Le travail pourrait envahir la vie privée
Le sens du travail est remis en cause par la crise du coronavirus, croit savoir Protagon :
«Il est certain que la pandémie a considérablement accéléré la transition de l'humanité vers un mode de vie dans lequel (presque) toutes les tâches peuvent être effectuées de chez soi. L'avènement de la 5G renforcera cette tendance et la généralisera pour de nombreuses professions. Le concept de 'travail' évoluera, de même que le concept de temps libre et personnel, sur une planète avec une atmosphère plus propre.

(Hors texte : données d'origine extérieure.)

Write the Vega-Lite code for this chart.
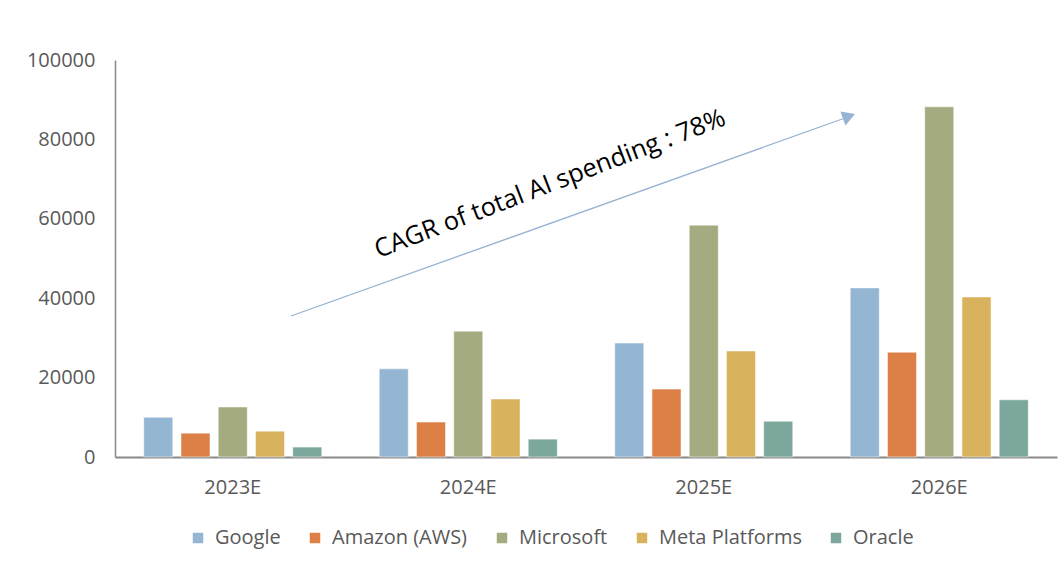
{
  "$schema": "https://vega.github.io/schema/vega-lite/v6.json",
  "autosize": {"type": "none"},
  "padding": {"left": 115, "top": 60, "right": 3, "bottom": 119},
  "width": 942,
  "height": 397,
  "background": "white",
  "config": {
    "view": {"stroke": null},
    "font": "Open Sans",
    "axis": {"grid": false, "ticks": false, "domainColor": "#898989", "labelColor": "#595959", "labelFontSize": 20, "labelFont": "Open Sans", "title": null}
  },
  "datasets": {
    "spend": [
      {"year": "2023E", "company": "Google", "value": 10000},
      {"year": "2023E", "company": "Amazon (AWS)", "value": 6000},
      {"year": "2023E", "company": "Microsoft", "value": 12600},
      {"year": "2023E", "company": "Meta Platforms", "value": 6500},
      {"year": "2023E", "company": "Oracle", "value": 2500},
      {"year": "2024E", "company": "Google", "value": 22200},
      {"year": "2024E", "company": "Amazon (AWS)", "value": 8800},
      {"year": "2024E", "company": "Microsoft", "value": 31700},
      {"year": "2024E", "company": "Meta Platforms", "value": 14600},
      {"year": "2024E", "company": "Oracle", "value": 4500},
      {"year": "2025E", "company": "Google", "value": 28700},
      {"year": "2025E", "company": "Amazon (AWS)", "value": 17100},
      {"year": "2025E", "company": "Microsoft", "value": 58400},
      {"year": "2025E", "company": "Meta Platforms", "value": 26700},
      {"year": "2025E", "company": "Oracle", "value": 9000},
      {"year": "2026E", "company": "Google", "value": 42600},
      {"year": "2026E", "company": "Amazon (AWS)", "value": 26400},
      {"year": "2026E", "company": "Microsoft", "value": 88200},
      {"year": "2026E", "company": "Meta Platforms", "value": 40300},
      {"year": "2026E", "company": "Oracle", "value": 14400}
    ],
    "arrow": [{"x": 0.1868, "y": 35516, "x2": 0.775, "y2": 85390}],
    "head": [{"x": 0.777, "y": 85642}],
    "note": [{"x": 0.4618, "y": 68800, "label": "CAGR of total AI spending : 78%"}]
  },
  "layer": [
    {
      "data": {"name": "spend"},
      "mark": {"type": "bar", "stroke": "white", "strokeWidth": 1, "strokeOpacity": 0.5},
      "encoding": {
        "x": {"field": "year", "type": "nominal", "scale": {"paddingInner": 0.244, "paddingOuter": 0.122}, "axis": {"labelAngle": 0, "labelPadding": 20, "domainWidth": 2}},
        "xOffset": {"field": "company", "type": "nominal", "sort": ["Google", "Amazon (AWS)", "Microsoft", "Meta Platforms", "Oracle"], "scale": {"paddingInner": 0.22}},
        "y": {"field": "value", "type": "quantitative", "scale": {"domain": [0, 100000]}, "axis": {"values": [0, 20000, 40000, 60000, 80000, 100000], "labelPadding": 20, "domainWidth": 1.5, "format": "d"}},
        "color": {
          "field": "company", "type": "nominal",
          "sort": ["Google", "Amazon (AWS)", "Microsoft", "Meta Platforms", "Oracle"],
          "scale": {"domain": ["Google", "Amazon (AWS)", "Microsoft", "Meta Platforms", "Oracle"], "range": ["#94B6D2", "#DD8047", "#A5AB81", "#D8B25C", "#7BA79D"]},
          "legend": {"orient": "none", "direction": "horizontal", "legendX": 73, "legendY": 468, "title": null, "symbolType": "square", "symbolSize": 110, "symbolStrokeWidth": 0, "labelFontSize": 20, "labelColor": "#595959", "labelFont": "Open Sans", "columnPadding": 24, "labelOffset": 7}
        }
      }
    },
    {
      "data": {"name": "arrow"},
      "mark": {"type": "rule", "color": "#95B3D2", "strokeWidth": 1.3},
      "encoding": {
        "x": {"field": "x", "type": "quantitative", "scale": {"domain": [0, 1]}, "axis": null},
        "x2": {"field": "x2"},
        "y": {"field": "y", "type": "quantitative"},
        "y2": {"field": "y2"}
      }
    },
    {
      "data": {"name": "head"},
      "mark": {"type": "point", "shape": "triangle", "filled": true, "color": "#95B3D2", "opacity": 1, "size": 220, "angle": 70},
      "encoding": {
        "x": {"field": "x", "type": "quantitative", "scale": {"domain": [0, 1]}, "axis": null},
        "y": {"field": "y", "type": "quantitative"}
      }
    },
    {
      "data": {"name": "note"},
      "mark": {"type": "text", "fontSize": 25.5, "font": "Open Sans", "color": "#000000", "angle": 339, "align": "center", "baseline": "middle"},
      "encoding": {
        "x": {"field": "x", "type": "quantitative", "scale": {"domain": [0, 1]}, "axis": null},
        "y": {"field": "y", "type": "quantitative"},
        "text": {"field": "label"}
      }
    }
  ],
  "resolve": {"scale": {"x": "independent"}}
}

La question clé sera la suivante : quand on travaille de chez soi, accepte-t-on que sa vie personnelle soit dominée par le travail ?»

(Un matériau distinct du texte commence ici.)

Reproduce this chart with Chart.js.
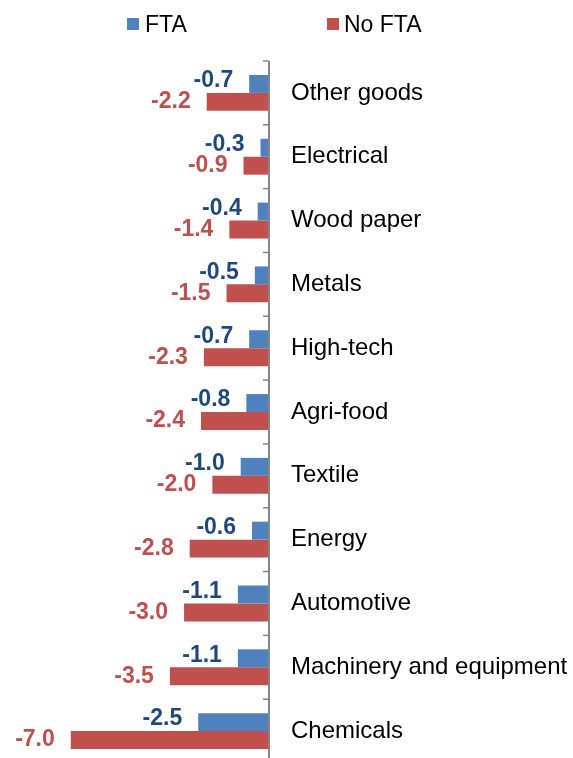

En finir avec les transports chronophages
Travailler et étudier de chez soi présente de nombreux avantages, explique Irish Examiner :
«Cela signifie qu'un plus grand nombre de personnes peuvent vivre dans des régions où les coûts de la vie sont plus bas, ce qui peut contribuer à changer la donne de la crise de l'immobilier. ... Quand aux déplacements pendulaires quotidiens de plusieurs heures, ce fléau moderne, ils pourraient être abolis, du moins pour certaines catégories de travailleurs. Ceci réduirait notre dépendance au pétrole - louable, compte tenu du réchauffement excessif de notre planète. Les études à la maison pourraient aussi contribuer à ralentir la saturation des villes universitaires, dans lesquelles on ne cesse de construire des logements étudiants. Un plus grand nombre de personnes pourraient ainsi avoir accès à l'enseignement supérieur - même si la question ne se limite pas aux performances universitaires.»

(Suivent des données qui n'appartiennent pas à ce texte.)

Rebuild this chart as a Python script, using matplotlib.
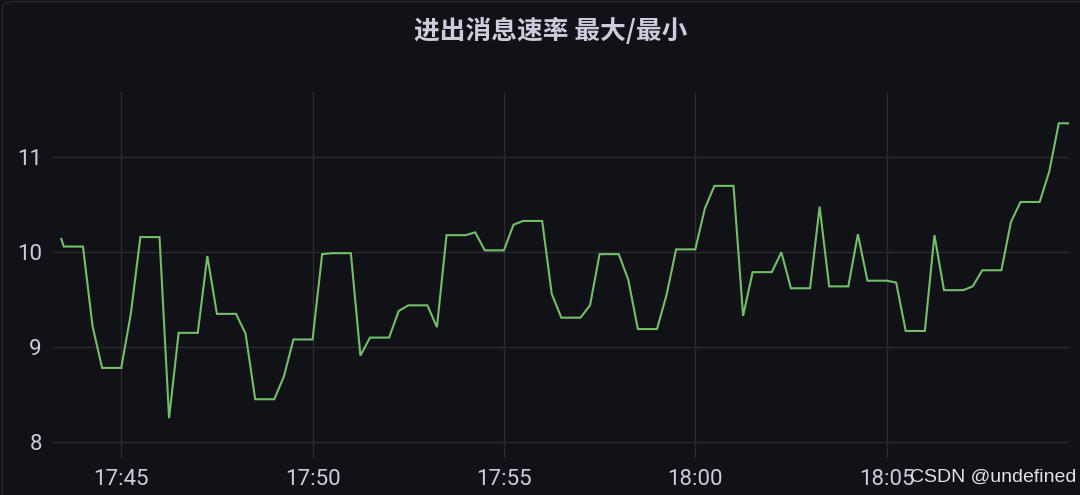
import numpy as np
import pandas as pd
import matplotlib
matplotlib.use("Agg")
import matplotlib.pyplot as plt
import matplotlib.dates as mdates
from matplotlib.patches import FancyBboxPatch

# ------------------
# Data
# ------------------
TITLE = "进出消息速率 最大/最小"
WATERMARK = "CSDN @undefined"

first_time = "2024-01-01 17:43:26"
first_value = 10.14
start_time = "2024-01-01 17:43:30"   # regular 15s samples from here on
rate_values = [
    10.06, 10.06, 10.06, 9.22, 8.78, 8.78, 8.78, 9.35, 10.16, 10.16,
    10.16, 8.25, 9.15, 9.15, 9.15, 9.96, 9.35, 9.35, 9.35, 9.14,
    8.45, 8.45, 8.45, 8.69, 9.08, 9.08, 9.08, 9.98, 9.99, 9.99,
    9.99, 8.91, 9.10, 9.10, 9.10, 9.38, 9.44, 9.44, 9.44, 9.21,
    10.18, 10.18, 10.18, 10.21, 10.02, 10.02, 10.02, 10.29, 10.33, 10.33,
    10.33, 9.56, 9.31, 9.31, 9.31, 9.44, 9.98, 9.98, 9.98, 9.71,
    9.19, 9.19, 9.19, 9.55, 10.03, 10.03, 10.03, 10.46, 10.70, 10.70,
    10.70, 9.33, 9.79, 9.79, 9.79, 10.00, 9.62, 9.62, 9.62, 10.48,
    9.64, 9.64, 9.64, 10.19, 9.70, 9.70, 9.70, 9.68, 9.17, 9.17,
    9.17, 10.18, 9.60, 9.60, 9.60, 9.64, 9.81, 9.81, 9.81, 10.32,
    10.53, 10.53, 10.53, 10.85, 11.36, 11.36,
]
y_ticks = [8, 9, 10, 11]
x_ticks = ["17:45", "17:50", "17:55", "18:00", "18:05"]
x_range = ("2024-01-01 17:43:13", "2024-01-01 18:09:46")
y_range = (7.83, 11.69)

# ------------------
# Style
# ------------------
BG = "#111217"
TEXT = "#ccccdc"
GRID = "#2a2b31"
LINE = "#73bf69"

plt.rcParams["font.family"] = ["Roboto", "Noto Sans CJK SC", "DejaVu Sans"]

times = pd.date_range(start_time, periods=len(rate_values), freq="15s")
times = pd.DatetimeIndex([pd.Timestamp(first_time)]).append(times)
values = [first_value] + rate_values

fig = plt.figure(figsize=(10.8, 4.95), dpi=100, facecolor=BG)

# panel border
border = FancyBboxPatch((2.5 / 1080, -0.1), 1.2, 1.1 - 1.5 / 495,
                        boxstyle="round,pad=0,rounding_size=0.012",
                        transform=fig.transFigure, facecolor="none",
                        edgecolor="#23252b", linewidth=1.2)
fig.patches.append(border)

ax = fig.add_axes([53 / 1080, 37 / 495, (1069 - 53) / 1080, (458 - 92) / 495])
ax.set_facecolor(BG)

ax.plot(times, values, color=LINE, linewidth=1.5, solid_joinstyle="miter")

ax.set_xlim(pd.Timestamp(x_range[0]), pd.Timestamp(x_range[1]))
ax.set_ylim(*y_range)

ax.set_yticks(y_ticks)
ax.set_yticklabels([str(v) for v in y_ticks])
ax.set_xticks([pd.Timestamp("2024-01-01 " + t) for t in x_ticks])
ax.set_xticklabels(x_ticks)

ax.grid(True, color=GRID, linewidth=1.0)
ax.set_axisbelow(True)
for s in ax.spines.values():
    s.set_visible(False)
ax.tick_params(axis="both", length=0, colors=TEXT, labelsize=16)
ax.tick_params(axis="y", pad=8)
ax.tick_params(axis="x", pad=8)

fig.text(551 / 1080, 1 - 31 / 495, TITLE, ha="center", va="center",
         fontsize=18.5, fontweight="bold", color=TEXT,
         family=["Noto Sans CJK SC", "DejaVu Sans"])

fig.text(1076 / 1080, 1 - 477 / 495, WATERMARK, ha="right", va="center",
         fontsize=14, color="#e2e2e6", family=["Liberation Sans", "DejaVu Sans"])

fig.savefig("out.png", dpi=100, facecolor=BG)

La vanité de la vie d'avant
Le télétravail nous ramène sur terre, juge Tygodnik Powszeczny :
«Tant d'années d'acquis : titres académiques, résultats de ventes, cartes de crédit, listes de publication ; chemises blanches et vestes en laine dans nos penderies, calendriers remplis de rendez-vous et de séminaires. ... Nous sommes nombreux à nous identifier totalement avec les rôles que nous jouons. Nous sommes nombreux à continuer de jouer ces rôles - personne ne nous a privés de nos diplômes ou de nos biographies réussies. Et pourtant, quand on s'assoit dans notre vieux fauteuil en enfilant les pantoufles mordillées par le chien, et que notre femme nous exhorte à aller acheter du lait, ces rôles ont tendance à se fissurer quelque peu. Cela montre la vanité de nos conquêtes et de nos performances.»